しばらくたわいもない話をした後、突然ミナトが深刻な顔をして、打ち明けた。

「俺、もうダメかもしれない。離婚するかも…」
「え、嘘だろ?ミナトがカリンさんと…!?」

大袈裟に驚く陸に対して、幸弘は無表情でウイスキーを口に運ぶ。

「なんだよ幸弘、もっと驚けよ。人の家庭には興味ないってか?」

ミナトが絡むと、幸弘は「いや」っと、片眉を若干上げて答える。

「そういうこともあるよなって。俺のとこも、どうなるかわかんないし」

「嘘だろ、幸弘も!?そういやお前、前に彼女がいるとかって言ってたもんな。もしかして琴子さんを捨てる気か!?」

ミナトの言葉で幸弘は記憶を辿り、「ああ」と思い出したように言った。

「“彼女”って言ったのは冗談。
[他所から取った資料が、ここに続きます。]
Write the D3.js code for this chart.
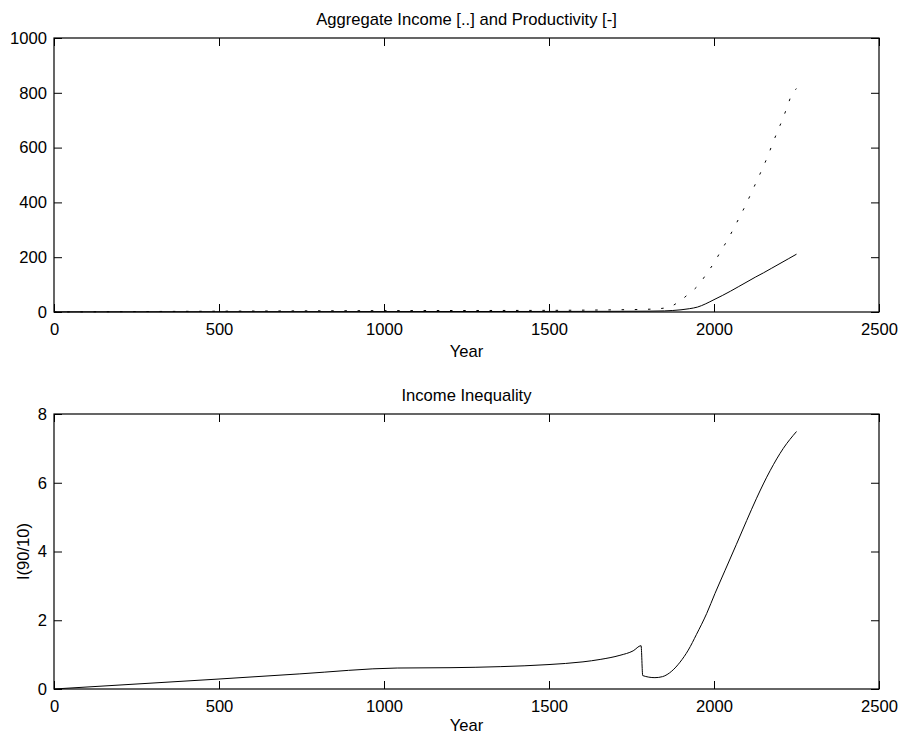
<!DOCTYPE html>
<html>
<head>
<meta charset="utf-8">
<script src="https://cdn.jsdelivr.net/npm/d3@7"></script>
<style>
  html, body { margin: 0; padding: 0; background: #fff; }
  text { font-family: "Liberation Sans", Arial, Helvetica, sans-serif; font-size: 16.6px; fill: #000; }
</style>
</head>
<body>
<svg id="chart" width="902" height="735"></svg>
<script>
// ---- Data ----
const xTicks = [0, 500, 1000, 1500, 2000, 2500];
const topYTicks = [0, 200, 400, 600, 800, 1000];
const botYTicks = [0, 2, 4, 6, 8];

const topTitle = "Aggregate Income [..] and Productivity [-]";
const botTitle = "Income Inequality";
const xLabel = "Year";
const botYLabel = "I(90/10)";

// Aggregate income (solid)
const incomeYears  = [0, 500, 1000, 1500, 1700, 1800, 1850, 1875, 1900, 1925, 1950, 1975, 2000, 2025, 2050, 2075, 2100, 2125, 2150, 2175, 2200, 2225, 2250];
const incomeValues = [0.5, 1, 1.5, 2, 2.5, 3, 4, 5.5, 8, 12, 18, 30, 45, 60, 76, 93, 110, 127, 143, 160, 177, 194, 211];

// Productivity (dotted)
const prodYears  = [0, 500, 1000, 1500, 1700, 1800, 1818, 1862, 1894, 1925, 1955, 1978, 2001, 2021, 2041, 2061, 2079, 2097, 2114, 2131, 2147, 2163, 2178, 2193, 2208, 2223, 2237, 2250];
const prodValues = [0, 3, 5, 6, 8, 10, 11, 17, 38, 68, 101, 141, 181, 223, 263, 308, 350, 393, 437, 482, 524, 569, 616, 661, 704, 753, 798, 815];

// Income inequality I(90/10)
const ineqYears  = [0, 500, 745, 1040, 1200, 1352, 1497, 1603, 1655, 1715, 1755, 1779, 1784, 1821, 1844, 1872, 1897, 1922, 1947, 1978, 2003, 2033, 2068, 2099, 2129, 2170, 2210, 2250];
const ineqValues = [0, 0.29, 0.44, 0.61, 0.62, 0.65, 0.71, 0.79, 0.86, 0.98, 1.11, 1.26, 0.39, 0.33, 0.36, 0.52, 0.78, 1.13, 1.59, 2.2, 2.78, 3.44, 4.21, 4.9, 5.55, 6.35, 7.0, 7.49];

// ---- Layout ----
const svg = d3.select("#chart");
const L = 54, R = 879;
const FS = 16.6;
const panels = [
  { top: 38, bottom: 312, yDomain: [0, 1000], yTicks: topYTicks, title: topTitle, ylabel: null, xlabBase: 357,
    series: [
      { x: incomeYears, y: incomeValues, dash: null },
      { x: prodYears, y: prodValues, dash: "2.5,10.7" }
    ] },
  { top: 414, bottom: 689, yDomain: [0, 8], yTicks: botYTicks, title: botTitle, ylabel: botYLabel, xlabBase: 731,
    series: [
      { x: ineqYears, y: ineqValues, dash: null }
    ] }
];

const tickLen = 8;
const fmt = d3.format("d");

panels.forEach(p => {
  const x = d3.scaleLinear().domain([0, 2500]).range([L, R]);
  const y = d3.scaleLinear().domain(p.yDomain).range([p.bottom, p.top]);
  const g = svg.append("g");

  const xb = g.append("g").attr("transform", `translate(0,${p.bottom})`)
    .call(d3.axisBottom(x).tickValues(xTicks).tickFormat(fmt).tickSizeInner(-tickLen).tickSizeOuter(0).tickPadding(11.5));
  const xt = g.append("g").attr("transform", `translate(0,${p.top})`)
    .call(d3.axisTop(x).tickValues(xTicks).tickSizeInner(-tickLen).tickSizeOuter(0).tickFormat(""));
  const yl = g.append("g").attr("transform", `translate(${L},0)`)
    .call(d3.axisLeft(y).tickValues(p.yTicks).tickFormat(fmt).tickSizeInner(-tickLen).tickSizeOuter(0).tickPadding(7));
  const yr = g.append("g").attr("transform", `translate(${R},0)`)
    .call(d3.axisRight(y).tickValues(p.yTicks).tickSizeInner(-tickLen).tickSizeOuter(0).tickFormat(""));

  [xb, xt, yl, yr].forEach(a => {
    a.select(".domain").remove();
    a.selectAll(".tick line").attr("stroke", "#000").attr("stroke-width", 1);
    a.selectAll(".tick text").attr("font-size", FS).attr("font-family", '"Liberation Sans", Arial, sans-serif').attr("fill", "#000");
  });

  g.append("rect").attr("x", L).attr("y", p.top).attr("width", R - L).attr("height", p.bottom - p.top)
    .attr("fill", "none").attr("stroke", "#000").attr("stroke-width", 1.2);

  p.series.forEach(s => {
    const pts = s.x.map((v, i) => [v, s.y[i]]);
    const line = d3.line().x(d => x(d[0])).y(d => y(d[1])).curve(d3.curveMonotoneX);
    g.append("path").attr("d", line(pts)).attr("fill", "none").attr("stroke", "#000")
      .attr("stroke-width", 1).attr("stroke-dasharray", s.dash);
  });

  g.append("text").attr("x", (L + R) / 2).attr("y", p.top - 13).attr("text-anchor", "middle").text(p.title);
  g.append("text").attr("x", (L + R) / 2).attr("y", p.xlabBase).attr("text-anchor", "middle").text(xLabel);
  if (p.ylabel) {
    g.append("text").attr("transform", `translate(29,${(p.top + p.bottom) / 2}) rotate(-90)`)
      .attr("text-anchor", "middle").text(p.ylabel);
  }
});
</script>
</body>
</html>
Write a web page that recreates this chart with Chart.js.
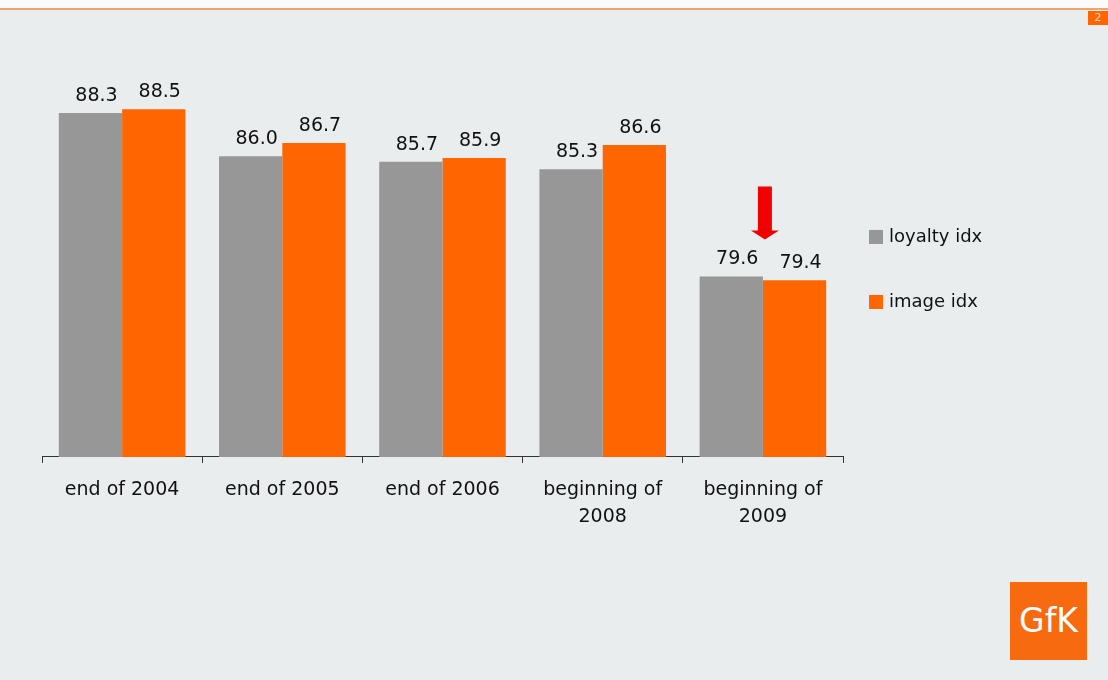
<!DOCTYPE html>
<html>
<head>
<meta charset="utf-8">
<script src="https://cdn.jsdelivr.net/npm/chart.js@4/dist/chart.umd.min.js"></script>
<style>
  html, body { margin: 0; padding: 0; }
  body {
    width: 1108px; height: 680px; position: relative; overflow: hidden;
    background: #e9eded; font-family: 'DejaVu Sans', sans-serif;
  }
  #topband { position: absolute; left: 0; top: 0; width: 1108px; height: 8px; background: #fbfbfb; border-bottom: 2px solid #eda46f; }
  #pageNo {
    position: absolute; left: 1088px; top: 11px; width: 20px; height: 14px;
    background: #ff6600; color: #ffd9bf; font-size: 11px; line-height: 14px; text-align: center;
  }
  #logo {
    position: absolute; left: 1010px; top: 582px; width: 77px; height: 78px;
    background: #f86a10; color: #fff; font-size: 33px; line-height: 78px; text-align: center;
  }
  #chartBox { position: absolute; left: 0; top: 0; width: 1108px; height: 680px; }
</style>
</head>
<body>
<div id="topband"></div>
<div id="pageNo">2</div>
<div id="logo">GfK</div>
<div id="chartBox"><canvas id="chart" width="1108" height="680"></canvas></div>
<script>
const categories = ['end of 2004', 'end of 2005', 'end of 2006', ['beginning of', '2008'], ['beginning of', '2009']];
const loyaltyIdx = [88.3, 86.0, 85.7, 85.3, 79.6];
const imageIdx = [88.5, 86.7, 85.9, 86.6, 79.4];
const seriesNames = ['loyalty idx', 'image idx'];

const FONT = "'DejaVu Sans', sans-serif";

// value labels above each bar
const valueLabels = {
    id: 'valueLabels',
    afterDatasetsDraw(chart) {
        const ctx = chart.ctx;
        ctx.save();
        ctx.font = '19px ' + FONT;
        ctx.fillStyle = '#111';
        ctx.textAlign = 'center';
        ctx.textBaseline = 'alphabetic';
        chart.data.datasets.forEach((ds, i) => {
            chart.getDatasetMeta(i).data.forEach((bar, j) => {
                ctx.fillText(ds.data[j].toFixed(1), bar.x + 6, bar.y - 12);
            });
        });
        ctx.restore();
    }
};

// red arrow over the last group + legend on the right
const extras = {
    id: 'extras',
    afterDraw(chart) {
        const ctx = chart.ctx;
        const area = chart.chartArea;
        const last = categories.length - 1;
        const cx = chart.scales.x.getPixelForValue(last) + 2;
        const bottom = chart.getDatasetMeta(0).data[last].y - 37;
        const top = bottom - 53;
        ctx.save();
        ctx.fillStyle = '#f20000';
        ctx.beginPath();
        ctx.moveTo(cx - 7, top);
        ctx.lineTo(cx + 7, top);
        ctx.lineTo(cx + 7, bottom - 9);
        ctx.lineTo(cx + 14, bottom - 9);
        ctx.lineTo(cx, bottom);
        ctx.lineTo(cx - 14, bottom - 9);
        ctx.lineTo(cx - 7, bottom - 9);
        ctx.closePath();
        ctx.fill();

        const midY = (area.top + area.bottom) / 2;
        ctx.font = '18px ' + FONT;
        ctx.textBaseline = 'middle';
        ctx.textAlign = 'left';
        chart.data.datasets.forEach((ds, i) => {
            const y = midY - 32 + i * 65;
            ctx.fillStyle = ds.backgroundColor;
            ctx.fillRect(area.right + 26, y - 7, 14, 14);
            ctx.fillStyle = '#111';
            ctx.fillText(ds.label, area.right + 46, y);
        });
        ctx.restore();
    }
};

new Chart(document.getElementById('chart'), {
    type: 'bar',
    data: {
        labels: categories,
        datasets: [
            { label: seriesNames[0], data: loyaltyIdx, backgroundColor: '#979797' },
            { label: seriesNames[1], data: imageIdx, backgroundColor: '#ff6600' }
        ]
    },
    options: {
        responsive: false,
        devicePixelRatio: 1,
        animation: false,
        categoryPercentage: 0.79,
        barPercentage: 1.0,
        layout: { padding: { left: 42, right: 265, top: 81, bottom: 136 } },
        plugins: { legend: { display: false }, tooltip: { enabled: false } },
        scales: {
            x: {
                grid: { display: true, drawOnChartArea: false, offset: true, color: '#333', tickLength: 6 },
                border: { display: true, color: '#333', width: 1 },
                ticks: { color: '#111', padding: 13, font: { family: FONT, size: 19, lineHeight: 1.45 } }
            },
            y: { display: false, min: 70, max: 90 }
        }
    },
    plugins: [valueLabels, extras]
});
</script>
</body>
</html>
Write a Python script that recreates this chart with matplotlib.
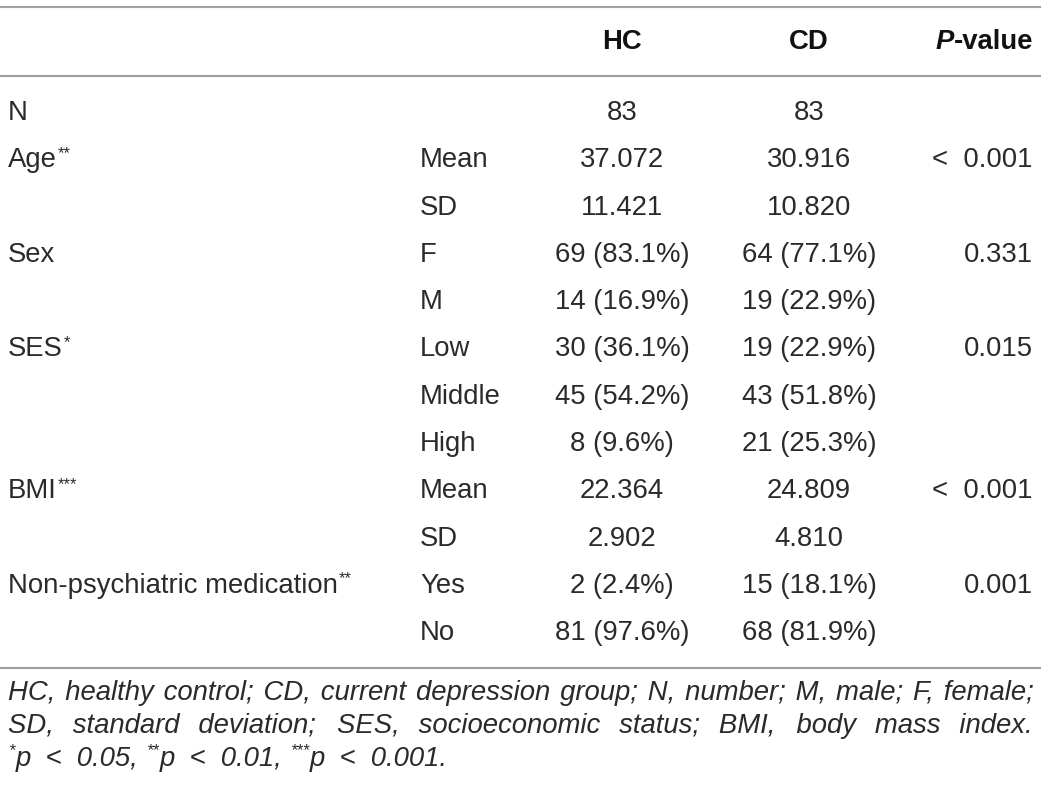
import matplotlib
matplotlib.use('Agg')
import matplotlib.pyplot as plt

# table content
labels = ['N', 'Age', '', 'Sex', '', 'SES', '', '', 'BMI', '', 'Non-psychiatric medication', '']
stars = ['', '**', '', '', '', '*', '', '', '***', '', '**', '']
sub = ['', 'Mean', 'SD', 'F', 'M', 'Low', 'Middle', 'High', 'Mean', 'SD', 'Yes', 'No']
hc = ['83', '37.072', '11.421', '69 (83.1%)', '14 (16.9%)', '30 (36.1%)', '45 (54.2%)',
      '8 (9.6%)', '22.364', '2.902', '2 (2.4%)', '81 (97.6%)']
cd = ['83', '30.916', '10.820', '64 (77.1%)', '19 (22.9%)', '19 (22.9%)', '43 (51.8%)',
      '21 (25.3%)', '24.809', '4.810', '15 (18.1%)', '68 (81.9%)']
pval = ['', '<  0.001', '', '0.331', '', '0.015', '', '', '<  0.001', '', '0.001', '']

note1 = 'HC, healthy control; CD, current depression group; N, number; M, male; F, female;'
note2 = 'SD, standard deviation; SES, socioeconomic status; BMI, body mass index.'
note3 = [('*', 'p  <  0.05, '), ('**', 'p  <  0.01, '), ('***', 'p  <  0.001.')]

FONT = ['Liberation Sans', 'DejaVu Sans']
W, H = 1041, 792
fig = plt.figure(figsize=(W / 100, H / 100), dpi=100)
ax = fig.add_axes([0, 0, 1, 1])
ax.set_xlim(0, W)
ax.set_ylim(H, 0)
ax.axis('off')
r = fig.canvas.get_renderer()

FS = 19.8
TXT = '#2a2a2a'
LINE = '#a0a0a0'


def width(t):
    return t.get_window_extent(r).width


def put(x, y, s, **kw):
    kw.setdefault('fontsize', FS)
    kw.setdefault('family', FONT)
    kw.setdefault('color', TXT)
    kw.setdefault('va', 'center')
    return ax.text(x, y, s, **kw)


def measure(s, **kw):
    t = put(0, 0, s, **kw)
    w = width(t)
    t.remove()
    return w


for yl in [7, 76, 668]:
    ax.plot([0, W], [yl, yl], color=LINE, lw=1.5, solid_capstyle='butt')

# header
hy = 42
put(622, hy, 'HC', ha='center', fontweight='bold', color='#111111')
put(809, hy, 'CD', ha='center', fontweight='bold', color='#111111')
w = measure('-value', fontweight='bold')
put(1033, hy, '-value', ha='right', fontweight='bold', color='#111111')
put(1033 - w, hy, 'P', ha='right', fontweight='bold', style='italic', color='#111111')

y0, dy = 113, 47.3
for i in range(len(sub)):
    y = y0 + i * dy
    if labels[i]:
        t = put(8, y, labels[i])
        if stars[i]:
            put(8 + width(t) + 1, y - 7, stars[i], fontsize=FS * 0.6)
    put(420, y, sub[i])
    put(622, y, hc[i], ha='center')
    put(809, y, cd[i], ha='center')
    if pval[i]:
        put(1033, y, pval[i], ha='right')

# footnote, justified with hair spaces; size so the first line nearly fills the width
NFS = 10 * 1005 / measure(note1, fontsize=10, style='italic')
nkw = dict(fontsize=NFS, style='italic', va='baseline')
HS = '\u200a'
hair = measure('a' + HS * 10 + 'b', **nkw) - measure('ab', **nkw)
hair /= 10


def justify(line, y, x0=8, x1=1033):
    words = line.split(' ')
    gaps = len(words) - 1
    extra = (x1 - x0) - measure(line, **nkw)
    n = max(0, round(extra / hair))
    s = words[0]
    for k in range(gaps):
        cnt = round(n * (k + 1) / gaps) - round(n * k / gaps)
        s += ' ' + HS * cnt + words[k + 1]
    put(x0, y, s, **nkw)


justify(note1, 700)
justify(note2, 733)

sp = measure('a b', **nkw) - measure('ab', **nkw)
x = 8
for st, rest in note3:
    t = put(x, 755, st, fontsize=NFS * 0.6, style='italic', va='baseline')
    x += width(t) + 1
    t = put(x, 766, rest.rstrip(), **nkw)
    x += width(t) + (sp if rest.endswith(' ') else 0)

fig.savefig('out.png', dpi=100)
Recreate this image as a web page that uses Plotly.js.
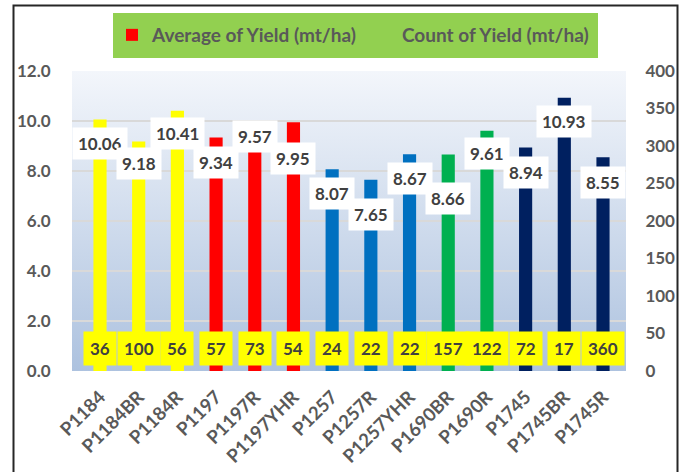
<!DOCTYPE html>
<html>
<head>
<meta charset="utf-8">
<script src="https://cdn.plot.ly/plotly-3.0.1.min.js"></script>
<style>html,body{margin:0;padding:0;background:#fff;}#chart{width:682px;height:472px;}</style>
</head>
<body>
<div id="chart"></div>
<script>
// ---- data ----
const categories = ['P1184','P1184BR','P1184R','P1197','P1197R','P1197YHR','P1257','P1257R','P1257YHR','P1690BR','P1690R','P1745','P1745BR','P1745R'];
const avgYield = [10.06, 9.18, 10.41, 9.34, 9.57, 9.95, 8.07, 7.65, 8.67, 8.66, 9.61, 8.94, 10.93, 8.55];
const countYield = [36, 100, 56, 57, 73, 54, 24, 22, 22, 157, 122, 72, 17, 360];
const varietyGroup = ['P1184','P1184','P1184','P1197','P1197','P1197','P1257','P1257','P1257','P1690','P1690','P1745','P1745','P1745'];
const leftTicks = [0, 2, 4, 6, 8, 10, 12];
const rightTicks = [0, 50, 100, 150, 200, 250, 300, 350, 400];
const seriesNames = ['Average of Yield (mt/ha)', 'Count of Yield (mt/ha)'];

// ---- styles ----
const groupColors = {P1184:'#ffff00', P1197:'#ff0000', P1257:'#0070c0', P1690:'#00b050', P1745:'#002060'};
const groups = [...new Set(varietyGroup)];
const W = 682, H = 472, ML = 72, MR = 56, MT = 71, MB = 101;
const PW = W - ML - MR, PH = H - MT - MB;
const xp = px => (px - ML) / PW;
const yp = py => (H - MB - py) / PH;
const tickFont = {family: 'Lato', size: 17, weight: 'bold', color: '#595959'};
const xTickFont = {family: 'Lato', size: 18.5, weight: 'bold', color: '#595959'};
const legendFont = {family: 'Lato', size: 19, weight: 'bold', color: '#595959'};
const labelFont = {family: 'Lato', size: 17, weight: 'bold', color: '#404040'};
// label offsets (px) to mimic the reference's de-overlapped label placement
const labelShift = [-24, -22, -23, -25, -5, -36, -24, -35, -24, -44, -23, -25, -24, -25];

const traces = groups.map(g => {
  const idx = categories.map((c, i) => i).filter(i => varietyGroup[i] === g);
  return {
    type: 'bar',
    x: idx.map(i => categories[i]),
    y: idx.map(i => avgYield[i]),
    marker: {color: groupColors[g]},
    width: 0.34,
    name: seriesNames[0],
    showlegend: g === 'P1197',
    legendrank: 1,
    hoverinfo: 'skip'
  };
});
traces.push({
  type: 'bar',
  x: categories,
  y: countYield,
  yaxis: 'y2',
  marker: {color: 'rgba(0,0,0,0)'},
  width: 0.34,
  name: seriesNames[1],
  legendrank: 2,
  hoverinfo: 'skip'
});

const annotations = [];
categories.forEach((c, i) => {
  annotations.push({
    x: c, y: avgYield[i], xref: 'x', yref: 'y',
    text: avgYield[i].toFixed(2), showarrow: false,
    yshift: labelShift[i], font: labelFont,
    bgcolor: '#ffffff', borderpad: 5
  });
  annotations.push({
    x: c, y: 0.9, xref: 'x', yref: 'y',
    text: String(countYield[i]), showarrow: false,
    font: labelFont, bgcolor: '#ffff00', borderpad: 6
  });
});

const gradSvg = "<svg xmlns='http://www.w3.org/2000/svg' width='100' height='100' preserveAspectRatio='none'><defs><linearGradient id='g' x1='0' y1='0' x2='0' y2='1'><stop offset='0' stop-color='#f3f6fb'/><stop offset='1' stop-color='#adc2df'/></linearGradient></defs><rect width='100' height='100' fill='url(#g)'/></svg>";

const layout = {
  width: W, height: H,
  margin: {l: ML, r: MR, t: MT, b: MB, pad: 0},
  paper_bgcolor: '#ffffff',
  plot_bgcolor: 'rgba(0,0,0,0)',
  font: {family: 'Lato', color: '#595959'},
  barmode: 'overlay',
  showlegend: true,
  legend: {
    orientation: 'h', x: xp(112), xanchor: 'left', y: yp(35), yanchor: 'middle',
    bgcolor: 'rgba(0,0,0,0)', font: legendFont, itemclick: false, itemdoubleclick: false
  },
  xaxis: {
    type: 'category', categoryorder: 'array', categoryarray: categories,
    tickangle: -45, tickfont: xTickFont, ticks: 'outside', ticklen: 7,
    tickcolor: 'rgba(0,0,0,0)', showgrid: false, showline: false, zeroline: false,
    fixedrange: true
  },
  yaxis: {
    range: [0, 12], tickvals: leftTicks, tickformat: '.1f', tickfont: tickFont,
    ticks: 'outside', ticklen: 17, tickcolor: 'rgba(0,0,0,0)',
    showgrid: true, gridcolor: '#d9d9d9', gridwidth: 2, zeroline: false, showline: false,
    fixedrange: true
  },
  yaxis2: {
    overlaying: 'y', side: 'right', range: [0, 400], tickvals: rightTicks,
    tickfont: tickFont, ticks: 'outside', ticklen: 15, tickcolor: 'rgba(0,0,0,0)',
    showgrid: false, zeroline: false, showline: false, fixedrange: true
  },
  images: [{
    source: 'data:image/svg+xml;charset=utf-8,' + encodeURIComponent(gradSvg),
    xref: 'paper', yref: 'paper', x: 0, y: 1, sizex: 1, sizey: 1,
    sizing: 'stretch', layer: 'below', xanchor: 'left', yanchor: 'top'
  }],
  shapes: [
    {type: 'rect', xref: 'paper', yref: 'paper', x0: xp(113), x1: xp(598), y0: yp(58), y1: yp(13),
     fillcolor: '#92d050', line: {width: 0}, layer: 'below'},
    {type: 'rect', xref: 'paper', yref: 'paper', x0: xp(13.5), x1: xp(677.5), y0: yp(500), y1: yp(5.5),
     fillcolor: 'rgba(0,0,0,0)', line: {color: '#262626', width: 2}, layer: 'above'}
  ],
  annotations: annotations
};

Plotly.newPlot('chart', traces, layout, {displayModeBar: false, staticPlot: true});
</script>
</body>
</html>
色々聞かれるのも面倒だったから。あの時はカウンセラーに会ってただけ」

「カウンセラー?鋼の心を持つ幸弘が?」

「開業の相談に乗ってて知り合ったんだよ。ただ…まあちょっとな。もし捨てられるとしたら、琴子じゃなく俺の方だよ」

「なんでだよ?もしかして、浮気でもしたか?」

その会話を聞いていた陸は、急に居た堪れなくなり、自分から告げた。

「僕さ、その…。過去に浮気したんだ…」
「……え、陸が?嘘だろ…!?」

予想外の告白に、ミナトだけでなく、幸弘も一瞬驚いた顔を見せた。

「過去に、一度だけ…。杏にはまだ言ってないけど、言わなきゃってずっと思ってる。後ろめたさから、杏にはこれまで何も言い返せなかったけど、色々限界なんだ…。多分、僕のところもダメだと思う…」

項垂れる陸の肩を、ミナトがポンポンと優しく叩いた。

「なんだよ、俺ら全員ヤバいじゃん。いっそのこと、離婚して3人で住むか」
「いや、無理」
「僕も、男臭いのは嫌だな」

ミナトの冗談がどこか現実味を帯びていて、3人は無言で目の前のドリンクを飲み干した。

辻家:ミナトとカリンの話し合い

日曜日の午前11時。

カリンは娘を両親に預け、1人で帰宅した。

いつものミナトなら、この時間はどこかへ行っているか、まだ寝ているか。

でも今朝はきちんと起きて、朝ごはんを食べ終えていた。

今日は、カリンと話し合うと決めた日なのだ。

お互いにぎこちない空気の中でテーブルに座ると、カリンが大きく息を吸った。

「えっと、じゃあ、始めますか!」

カリンがわざとか、明るく振る舞う。

「ミナトは、自分の中で何か決まったの?」

3週間ほど前、自分が「別れた方がいい」という言葉を口に出してからも、カリンは通常通りに接してくれた。

カリンのその気遣いがありがたい反面、きちんと答えを出さなければと感じていた。

「俺さ、転職したいんだ」
「え、転職?」
「そう。大学時代の友人がさ、リユース関連の会社をやってて、今どんどん規模が成長してるんだ。以前、来ないかって打診されたんだけど、ずっと断ってたんだ」

1年ほど前から、ミナトはその友人から何度か誘いがあった。

だが給料も大幅に下がる上、今の会社に誇りを持っていたミナトは、家族のことも考えずっと断っていたのだ。

「でも、今の会社にいつまでいられるかはわからないし、動くなら今だと思ったんだ。それでこの間話を聞いてみたら、すごく面白そうで。ただそれが…」

ミナトは言いにくそうに一瞬目をそらし、再びカリンの目を見つめた。

「場所が、中国の田舎なんだ」
「え、中国…?」
「そう…。そこで工場や倉庫と契約をしたり、物流や販路の拡大をした後、日本に戻る予定。期間はわからないけど、数年間は住むことになると思う」

思いもよらない急展開に、カリンは言葉が出てこなかった。

ミナトはそんなカリンを見て、胸が痛くなる。

「自分勝手で本当にごめん。だけど、これが一番いい選択だと思ったんだ。それでやっぱり…」

ミナトはごくんと唾を飲み込んだ。

「俺たち、離婚した方がいいと思う。単身赴任も考えたけれど、きっと今離れたら、俺たちは遅かれ早かれダメになるだろう。それなら今別れた方が、カリンだって自由に好きにできるし、第二の人生を歩めると思うんだ」

途中言葉に詰まりながらも、なんとか自分の思いを伝えた。

目の前のカリンは俯いて、少し震えているようにも見える。

ミナトは言った途端、後悔の念に包まれた。

あんなに好きだったカリンと娘。その2人と別れる結末になるなんて、どこで間違えたのかと。

ごめん、とミナトが呟いた時、カリンが言った。

「ミナトってバカなの?私、めちゃくちゃ怒ってます」

カリンが震えていたのは、泣いていたからではなく怒りからだった。